* Begin Data *

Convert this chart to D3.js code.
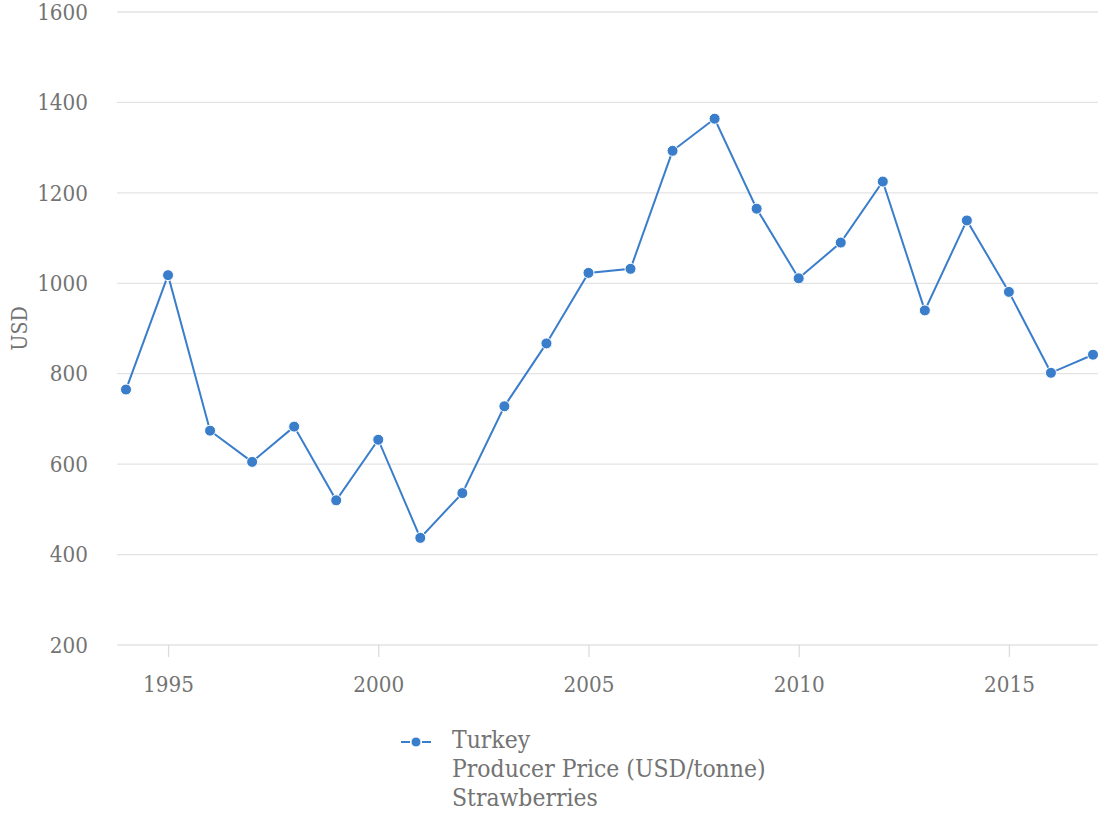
<!DOCTYPE html>
<html>
<head>
<meta charset="utf-8">
<script src="https://cdn.jsdelivr.net/npm/d3@7"></script>
<style>
  body { margin: 0; background: #fff; }
  text { font-family: "DejaVu Serif", serif; fill: #737373; }
</style>
</head>
<body>
<svg width="1098" height="817"></svg>
<script>
const years = d3.range(1994, 2018);
const prices = [765, 1018, 674, 605, 683, 520, 654, 437, 536, 728, 867, 1023,
  1032, 1293, 1364, 1165, 1011, 1090, 1225, 940, 1139, 981, 802, 842];
const yTicks = [200, 400, 600, 800, 1000, 1200, 1400, 1600];
const xTicks = [1995, 2000, 2005, 2010, 2015];
const legendLines = ["Turkey", "Producer Price (USD/tonne)", "Strawberries"];

const blue = "#3a7ecb";
const stretch = 1.13; // labels in the original look a bit tall
const svg = d3.select("svg");

const x = d3.scaleLinear().domain([1994, 2017]).range([126, 1093]);
const y = d3.scaleLinear().domain([200, 1600]).range([645, 12]);

// grid lines
svg.append("g")
  .selectAll("line")
  .data(yTicks)
  .enter()
  .append("line")
  .attr("x1", 117)
  .attr("x2", 1098)
  .attr("y1", d => y(d))
  .attr("y2", d => y(d))
  .attr("stroke", "#e3e3e3")
  .attr("stroke-width", 1.3);

// y axis labels
const yAxis = svg.append("g")
  .attr("transform", "translate(88,0)")
  .call(d3.axisLeft(y).tickValues(yTicks).tickFormat(d3.format("d")).tickSize(0).tickPadding(0));
yAxis.select(".domain").remove();
yAxis.selectAll("text")
  .attr("font-size", 20)
  .attr("font-family", "DejaVu Serif")
  .attr("fill", "#737373")
  .attr("transform", "scale(1," + stretch + ")");

// x axis
const xAxis = svg.append("g")
  .attr("transform", "translate(0," + y(200) + ")")
  .call(d3.axisBottom(x).tickValues(xTicks).tickFormat(d3.format("d")).tickSize(12).tickPadding(0));
xAxis.select(".domain").remove();
xAxis.selectAll("line").attr("stroke", "#dcdcdc").attr("stroke-width", 1.3);
xAxis.selectAll("text")
  .attr("font-size", 20)
  .attr("font-family", "DejaVu Serif")
  .attr("fill", "#737373")
  .attr("dy", null)
  .attr("y", 47 / stretch)
  .attr("transform", "scale(1," + stretch + ")");

svg.append("text")
  .attr("transform", "translate(27," + (y(200) + y(1600)) / 2 + ") rotate(-90) scale(1," + stretch + ")")
  .attr("text-anchor", "middle")
  .attr("font-size", 19)
  .text("USD");

// series
const line = d3.line()
  .x((d, i) => x(years[i]))
  .y(d => y(d));

svg.append("path")
  .datum(prices)
  .attr("fill", "none")
  .attr("stroke", blue)
  .attr("stroke-width", 2)
  .attr("d", line);

svg.append("g")
  .selectAll("circle")
  .data(prices)
  .enter()
  .append("circle")
  .attr("cx", (d, i) => x(years[i]))
  .attr("cy", d => y(d))
  .attr("r", 5.5)
  .attr("fill", blue)
  .attr("stroke", "#fff")
  .attr("stroke-width", 1);

// legend
const legend = svg.append("g").attr("transform", "translate(401,742)");
legend.append("line")
  .attr("x1", 0).attr("x2", 30)
  .attr("y1", 0).attr("y2", 0)
  .attr("stroke", blue)
  .attr("stroke-width", 2)
  .attr("stroke-dasharray", "9,12");
legend.append("circle")
  .attr("cx", 15).attr("cy", 0).attr("r", 5)
  .attr("fill", blue)
  .attr("stroke", "#fff");
legend.selectAll("text.item")
  .data(legendLines)
  .enter()
  .append("text")
  .attr("class", "item")
  .attr("x", 51)
  .attr("y", (d, i) => (6 + i * 29) / stretch)
  .attr("transform", "scale(1," + stretch + ")")
  .attr("font-size", 22)
  .text(d => d);
</script>
</body>
</html>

* End Data *

Set exercise:
Using the data above, print every line exactly, omitting pictures.

Result for this exercise:
Convert this chart to D3.js code.
<!DOCTYPE html>
<html>
<head>
<meta charset="utf-8">
<script src="https://cdn.jsdelivr.net/npm/d3@7"></script>
<style>
  body { margin: 0; background: #fff; }
  text { font-family: "DejaVu Serif", serif; fill: #737373; }
</style>
</head>
<body>
<svg width="1098" height="817"></svg>
<script>
const years = d3.range(1994, 2018);
const prices = [765, 1018, 674, 605, 683, 520, 654, 437, 536, 728, 867, 1023,
  1032, 1293, 1364, 1165, 1011, 1090, 1225, 940, 1139, 981, 802, 842];
const yTicks = [200, 400, 600, 800, 1000, 1200, 1400, 1600];
const xTicks = [1995, 2000, 2005, 2010, 2015];
const legendLines = ["Turkey", "Producer Price (USD/tonne)", "Strawberries"];

const blue = "#3a7ecb";
const stretch = 1.13; // labels in the original look a bit tall
const svg = d3.select("svg");

const x = d3.scaleLinear().domain([1994, 2017]).range([126, 1093]);
const y = d3.scaleLinear().domain([200, 1600]).range([645, 12]);

// grid lines
svg.append("g")
  .selectAll("line")
  .data(yTicks)
  .enter()
  .append("line")
  .attr("x1", 117)
  .attr("x2", 1098)
  .attr("y1", d => y(d))
  .attr("y2", d => y(d))
  .attr("stroke", "#e3e3e3")
  .attr("stroke-width", 1.3);

// y axis labels
const yAxis = svg.append("g")
  .attr("transform", "translate(88,0)")
  .call(d3.axisLeft(y).tickValues(yTicks).tickFormat(d3.format("d")).tickSize(0).tickPadding(0));
yAxis.select(".domain").remove();
yAxis.selectAll("text")
  .attr("font-size", 20)
  .attr("font-family", "DejaVu Serif")
  .attr("fill", "#737373")
  .attr("transform", "scale(1," + stretch + ")");

// x axis
const xAxis = svg.append("g")
  .attr("transform", "translate(0," + y(200) + ")")
  .call(d3.axisBottom(x).tickValues(xTicks).tickFormat(d3.format("d")).tickSize(12).tickPadding(0));
xAxis.select(".domain").remove();
xAxis.selectAll("line").attr("stroke", "#dcdcdc").attr("stroke-width", 1.3);
xAxis.selectAll("text")
  .attr("font-size", 20)
  .attr("font-family", "DejaVu Serif")
  .attr("fill", "#737373")
  .attr("dy", null)
  .attr("y", 47 / stretch)
  .attr("transform", "scale(1," + stretch + ")");

svg.append("text")
  .attr("transform", "translate(27," + (y(200) + y(1600)) / 2 + ") rotate(-90) scale(1," + stretch + ")")
  .attr("text-anchor", "middle")
  .attr("font-size", 19)
  .text("USD");

// series
const line = d3.line()
  .x((d, i) => x(years[i]))
  .y(d => y(d));

svg.append("path")
  .datum(prices)
  .attr("fill", "none")
  .attr("stroke", blue)
  .attr("stroke-width", 2)
  .attr("d", line);

svg.append("g")
  .selectAll("circle")
  .data(prices)
  .enter()
  .append("circle")
  .attr("cx", (d, i) => x(years[i]))
  .attr("cy", d => y(d))
  .attr("r", 5.5)
  .attr("fill", blue)
  .attr("stroke", "#fff")
  .attr("stroke-width", 1);

// legend
const legend = svg.append("g").attr("transform", "translate(401,742)");
legend.append("line")
  .attr("x1", 0).attr("x2", 30)
  .attr("y1", 0).attr("y2", 0)
  .attr("stroke", blue)
  .attr("stroke-width", 2)
  .attr("stroke-dasharray", "9,12");
legend.append("circle")
  .attr("cx", 15).attr("cy", 0).attr("r", 5)
  .attr("fill", blue)
  .attr("stroke", "#fff");
legend.selectAll("text.item")
  .data(legendLines)
  .enter()
  .append("text")
  .attr("class", "item")
  .attr("x", 51)
  .attr("y", (d, i) => (6 + i * 29) / stretch)
  .attr("transform", "scale(1," + stretch + ")")
  .attr("font-size", 22)
  .text(d => d);
</script>
</body>
</html>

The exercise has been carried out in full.